On Thursday evening, the House Select Committee investigating the Jan. 6 insurrection premiered a harrowing chronological montage of footage from that day, featuring never-before-seen footage of what committee chairman Rep. Bennie Thompson (D-Miss.) dubbed an “attempted coup” and compelling evidence that former President Donald Trump was the central animating force behind the violence.

Comprised of scenes filmed from both the rioters’ and Capitol Police’s perspectives, the video showed how insurrectionists — including organized columns of neo-fascist street gangs, such as the Proud Boys and Oath Keepers — prepared for and executed their breach of the Capitol Building while a dramatically outnumbered cadre of law enforcement officials pleaded for support. Throughout it all, the video made special note to highlight the line between Trump’s rhetoric that day and the actions of the mob — including, at one point, a particularly chilling moment in which an insurrectionist reads one of the former president’s tweets condemning then-Vice President Mike Pence aloud through a megaphone, after which the swarm of seditionists began calling for overt violence against Pence. (Warning: This footage features moments of graphic violence and swearing.)

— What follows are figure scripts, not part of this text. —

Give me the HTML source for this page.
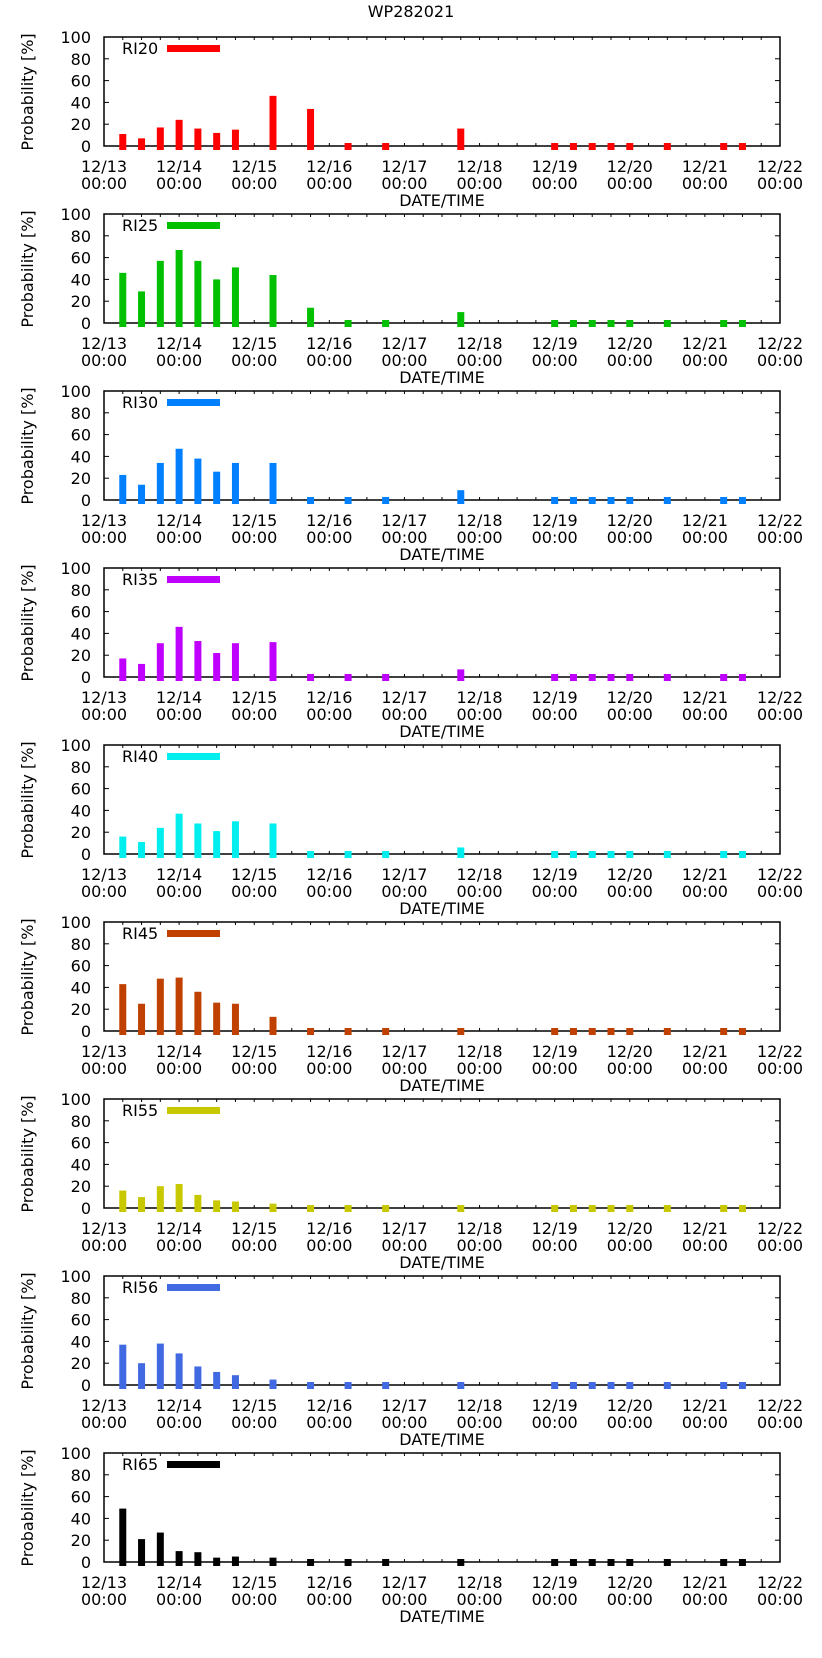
<!DOCTYPE html>
<html><head><meta charset="utf-8"><style>
body{margin:0;background:#fff;}
svg text{font-family:"DejaVu Sans","Liberation Sans",sans-serif;font-size:16px;fill:#000;}
</style></head><body>
<svg id="c" width="822" height="1653" xmlns="http://www.w3.org/2000/svg">
<text x="411" y="17" text-anchor="middle">WP282021</text>
</svg>
<script>
const steps = [1,2,3,4,5,6,7,9,11,13,15,19,24,25,26,27,28,30,33,34];
const xTickLabels = ["12/13","12/14","12/15","12/16","12/17","12/18","12/19","12/20","12/21","12/22"];
const yTickLabels = [0,20,40,60,80,100];
const seriesNames = ["RI20","RI25","RI30","RI35","RI40","RI45","RI55","RI56","RI65"];
const seriesColors = ["#ff0000","#00c000","#0080ff","#c000ff","#00eeee","#c04000","#c8c800","#4169e1","#000000"];
const ri20 = [11,7,17,24,16,12,15,46,34,0,0,16,0,0,0,0,0,0,0,0];
const ri25 = [46,29,57,67,57,40,51,44,14,0,0,10,0,0,0,0,0,0,0,0];
const ri30 = [23,14,34,47,38,26,34,34,0,0,0,9,0,0,0,0,0,0,0,0];
const ri35 = [17,12,31,46,33,22,31,32,0,0,0,7,0,0,0,0,0,0,0,0];
const ri40 = [16,11,24,37,28,21,30,28,0,0,0,6,0,0,0,0,0,0,0,0];
const ri45 = [43,25,48,49,36,26,25,13,0,0,0,0,0,0,0,0,0,0,0,0];
const ri55 = [16,10,20,22,12,7,6,4,0,0,0,0,0,0,0,0,0,0,0,0];
const ri56 = [37,20,38,29,17,12,9,5,0,0,0,0,0,0,0,0,0,0,0,0];
const ri65 = [49,21,27,10,9,4,5,4,0,0,0,0,0,0,0,0,0,0,0,0];
const allSeries = [ri20,ri25,ri30,ri35,ri40,ri45,ri55,ri56,ri65];

const svg = document.getElementById('c');
const NS = 'http://www.w3.org/2000/svg';
const X0 = 104, X1 = 780, STEP6 = (X1 - X0) / 36;
function xs(step){ return X0 + step * STEP6; }
function mk(tag, attrs, parent){ const e = document.createElementNS(NS, tag); for (const k in attrs) e.setAttribute(k, attrs[k]); (parent||svg).appendChild(e); return e; }

seriesNames.forEach((name, p) => {
  const top = 37 + p * 177, base = top + 109;
  const ys = v => base - v * 109 / 100;
  const g = mk('g', {});
  
  
  const frame = mk('rect', {x:X0, y:top, width:X1-X0, height:109, fill:'none', stroke:'#000', 'stroke-width':1.5}, g);
  
  
  for (let s = 1; s < 36; s++) {
    const len = 3;
    mk('line', {x1:xs(s), x2:xs(s), y1:base, y2:base-len, stroke:'#000'}, g);
    mk('line', {x1:xs(s), x2:xs(s), y1:top, y2:top+len, stroke:'#000'}, g);
  }
  yTickLabels.forEach(v => {
    mk('line', {x1:X0, x2:X0+5, y1:ys(v), y2:ys(v), stroke:'#000'}, g);
    mk('line', {x1:X1, x2:X1-5, y1:ys(v), y2:ys(v), stroke:'#000'}, g);
    const t = mk('text', {x:91, y:ys(v)+6, 'text-anchor':'end'}, g);
    t.textContent = v;
    
    
  });
  xTickLabels.forEach((lab, i) => {
    const x = xs(i * 4);
    const t1 = mk('text', {x:x, y:base+26, 'text-anchor':'middle'}, g);
    t1.textContent = lab;
    
    
    const t2 = mk('text', {x:x, y:base+43, 'text-anchor':'middle'}, g);
    t2.textContent = '00:00';
    
    
  });
  const xt = mk('text', {x:442, y:base+60, 'text-anchor':'middle'}, g);
  xt.textContent = 'DATE/TIME';
  
  
  const yt = mk('text', {x:0, y:0, 'text-anchor':'middle', transform:'translate(33,' + (top+55) + ') rotate(-90)'}, g);
  yt.textContent = 'Probability [%]';
  
  
  const lt = mk('text', {x:122, y:top+17}, g);
  lt.textContent = name;
  
  
  const ll = mk('rect', {x:167, y:top+8, width:53, height:7, fill:seriesColors[p]}, g);
  
  
  allSeries[p].forEach((v, i) => {
    const x = xs(steps[i]);
    const yTop = Math.min(ys(v), base - 3);
    const b = mk('rect', {x:x-3.5, y:yTop, width:7, height:base+4-yTop, fill:seriesColors[p]}, g);
    
    
  });
});
</script>
</body></html>
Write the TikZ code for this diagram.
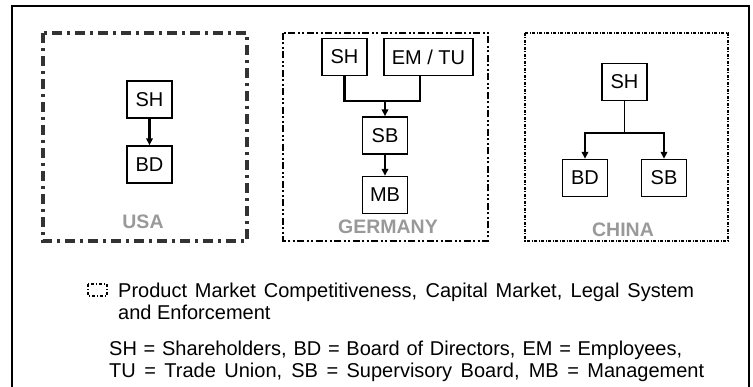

Adding to the already distressing experience of seeing firsthand just how close the insurrectionists came to succeeding in their aim of overthrowing the government, Thompson preceded the footage by noting in his opening remarks that the committee’s investigation found that “aware of the rioters’ chants to ‘hang Mike Pence,’ the president responded with this sentiment, ‘Maybe our supporters have the right idea. Mike Pence ‘deserves’ it.”

With a year and a half of distance between Trump’s attempted coup and today, it’s understandable that the intimate shock and horror of the violence of Jan. 6 would fade from our memories. Perhaps more than any other moment in Thursday’s hearing, the committee’s video served as a chilling reminder of just how extreme and unprecedented the attempted coup was — and how close it came to succeeding.